Confidences à Allah, de Saphia Azzeddine

Confidences à Allah, de Saphia Azzeddine : l’histoire rocambolesque d’une jeune bergère qui deviendra à la fois une sainte et une putain.

 

533x800_Azzeddine« La misère ça pue du cul. Et le cul de Miloud, il n’a jamais connu l’eau. Il s’essuie avec des cailloux et se sèche avec du sable. » (page 11)

Jbara est née dans une famille nombreuse et misérable. Dans le désert. Elle s’occupe des chèvres. Et rêve d’ailleurs plus doux, d’aventures exotiques. Sa prière est exaucée lorsqu’elle tombe enceinte, suite à des rapports sexuels non protégés avec un berger des environs, Miloud, qui lui donne en contrepartie des yaourts à la grenadine Raïbi Jamila. L’apprenant, sans ménagement, sa brute épaisse de père la bannit illico de la tente familiale.
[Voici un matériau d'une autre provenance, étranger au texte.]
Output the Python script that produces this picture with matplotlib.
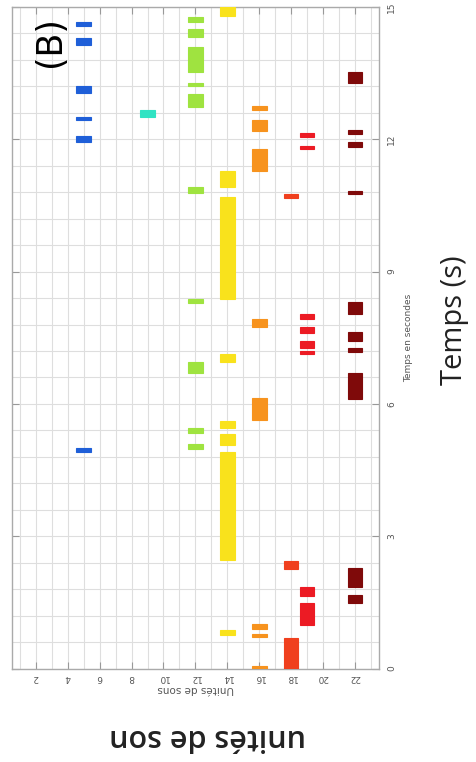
import matplotlib
matplotlib.use('Agg')
import matplotlib.pyplot as plt
import numpy as np

# unités de son (axe horizontal, inversé) et segments (début, fin) en secondes
units = [5, 9, 12, 14, 16, 18, 19, 22]
colors = ['#1f5fd8', '#30e3c3', '#9fe340', '#f9e21c',
          '#f7931e', '#f0401e', '#ec1b24', '#7f0a0a']

seg_5 = [(14.56, 14.66), (14.13, 14.29), (13.04, 13.21), (12.44, 12.50),
         (11.94, 12.07), (4.90, 5.00)]
seg_9 = [(12.50, 12.66)]
seg_12 = [(14.66, 14.78), (14.32, 14.51), (13.53, 14.10), (13.21, 13.27),
          (12.74, 13.02), (10.79, 10.91), (8.28, 8.39), (6.71, 6.96),
          (5.35, 5.45), (4.97, 5.09)]
seg_14 = [(14.79, 15.0), (10.92, 11.29), (8.39, 10.70), (6.96, 7.13),
          (5.45, 5.62), (5.07, 5.31), (2.45, 4.92), (0.77, 0.88)]
seg_16 = [(12.66, 12.75), (12.19, 12.44), (11.29, 11.77), (7.74, 7.92),
          (5.64, 6.13), (0.89, 1.01), (0.71, 0.79), (0.0, 0.06)]
seg_18 = [(10.68, 10.77), (2.25, 2.44), (0.0, 0.69)]
seg_19 = [(12.06, 12.15), (11.77, 11.85), (7.92, 8.05), (7.60, 7.74),
          (7.26, 7.43), (7.13, 7.21), (1.65, 1.85), (0.99, 1.48)]
seg_22 = [(13.27, 13.53), (12.13, 12.21), (11.82, 11.94), (10.75, 10.83),
          (8.04, 8.30), (7.43, 7.62), (7.18, 7.26), (6.11, 6.71),
          (1.84, 2.28), (1.48, 1.66)]
segments = [seg_5, seg_9, seg_12, seg_14, seg_16, seg_18, seg_19, seg_22]

unit_ticks = list(range(2, 23, 2))
time_ticks = [0, 3, 6, 9, 12, 15]

fig = plt.figure(figsize=(4.76, 7.62), dpi=100)
ax = fig.add_axes([0.025, 0.1227, 0.771, 0.8681])

for u, col, segs in zip(units, colors, segments):
    starts = np.array([s for s, e in segs])
    ends = np.array([e for s, e in segs])
    ax.bar([u] * len(segs), ends - starts, bottom=starts, width=0.92,
           color=col, edgecolor=col, linewidth=0.8, zorder=3)

ax.set_xlim(0.5, 23.5)
ax.set_ylim(0, 15)

ax.set_xticks(unit_ticks)
ax.set_xticks(np.arange(1, 24, 1), minor=True)
ax.set_yticks(time_ticks)
ax.set_yticks(np.arange(0, 15.01, 0.6), minor=True)
ax.grid(which='both', color='#dedede', linewidth=0.8, zorder=0)
ax.set_axisbelow(True)

ax.yaxis.tick_right()
ax.yaxis.set_label_position('right')
ax.tick_params(which='major', direction='in', length=5, width=0.8,
               color='#999999', labelsize=6.5, labelcolor='#555555',
               top=True, bottom=True, left=True, right=True)
ax.tick_params(which='minor', length=0)
ax.set_xticklabels([str(t) for t in unit_ticks], rotation=180)
ax.set_yticklabels([str(t) for t in time_ticks], rotation=90, va='center')
ax.tick_params(axis='x', pad=3)
ax.tick_params(axis='y', pad=6)

for sp in ax.spines.values():
    sp.set_color('#aaaaaa')
    sp.set_linewidth(1.0)

ax.set_xlabel('Unités de sons', rotation=180, fontsize=7.5, color='#555555',
              labelpad=2)
ax.set_ylabel('Temps en secondes', rotation=90, fontsize=6.5, color='#555555',
              labelpad=6)

fig.text(0.105, 0.946, '(B)', rotation=90, fontsize=25, ha='center',
         va='center', color='black')
fig.text(0.955, 0.58, 'Temps (s)', rotation=90, fontsize=21, ha='center',
         va='center', color='#222222', family=['Open Sans', 'DejaVu Sans'])
fig.text(0.437, 0.033, 'unités de son', rotation=180, fontsize=22,
         ha='center', va='center', color='#222222', fontweight='semibold',
         family=['Open Sans', 'DejaVu Sans'])

fig.savefig('out.png', dpi=100)
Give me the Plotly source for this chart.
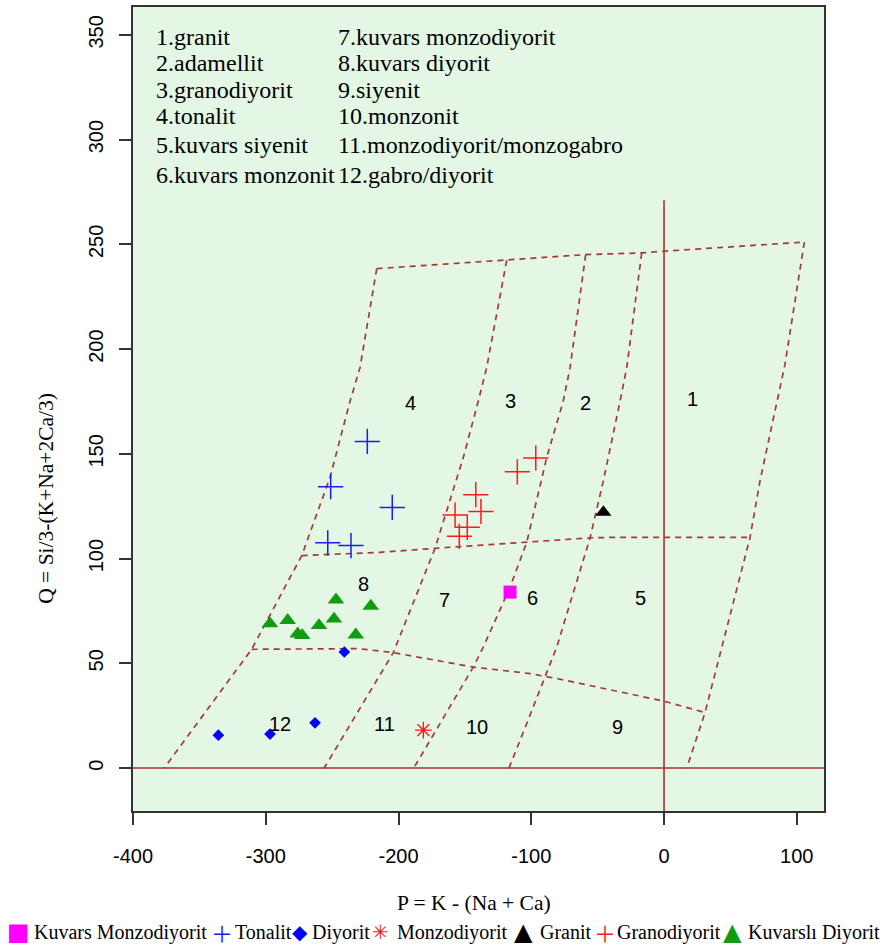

« Je voulais qu’il se passe quelque chose, mais pas ça. Ça c’est la mort, c’est ma mort. Si on n’est pas mariée, on est reniée.

Je suis à terre. Je reçois des coups dans le dos, d’autres dans les mollets. Machinalement, je protège mon ventre. Pourtant c’est lui qui m’a tuée.

— Tu nous déshonores, espèce de traînée, tu ne peux plus rester ici ! Va-t-en immédiatement petite pute, fille du diable, pécheresse !

Allah, je n’en demandais pas tant. » (page 29)

Jbara quitte alors, sans regrets, son village natal de Tafalfit (bled marocain imaginaire). Et pour la belle et pauvre Jbara s’enchaînent dès lors les péripéties, cocasses ou tragiques. Prostitution, exploitation, vie de bonne, prison et autres déboires ponctuent la destinée de la jeune femme qui s’émancipera petit à petit des carcans familiaux, des dogmes religieux, des préjugés absurdes et des superstitions grotesques qui aliènent tout un chacun. Tout au long de son parcours cabossé, tantôt trash, tantôt burlesque ou pitoyable, Jbara converse néanmoins avec Allah. En toute sincérité. Et ce sont bien sûr ces confidences, ce dialogue entre une créature en quête de liberté et de plénitude et les puissances transcendantes, qui font tout le sel de ce petit roman farouche qui, non sans profondeur, questionne le patriarcat, les relations hommes/femmes et les hypocrisies de la société.

« Ma vie est mon djihad [ndbp : guerre sainte]. J’apprends qui je suis. C’est ma richesse. Ma conquête à moi. Apprendre qui on est est le plus court chemin vers Toi. Le mien a été sinueux mais je Te dis merci (…)

Le bien et le mal n’existent pas. Tu es bien trop subtil pour ça.

Allah, Tu n’es que nuances et c’est pour ça que je T’aime. » (p. 126-127)

Post-scriptum : On ne remerciera jamais assez les petites bibliothèques de rue où l’on peut trouver ce genre de pépites.

Confidences à Allah, de Saphia Azzeddine, Éditions Léo Scheer, 2008, Éditions J’ai lu, Paris, 6,80 €, 128 pages.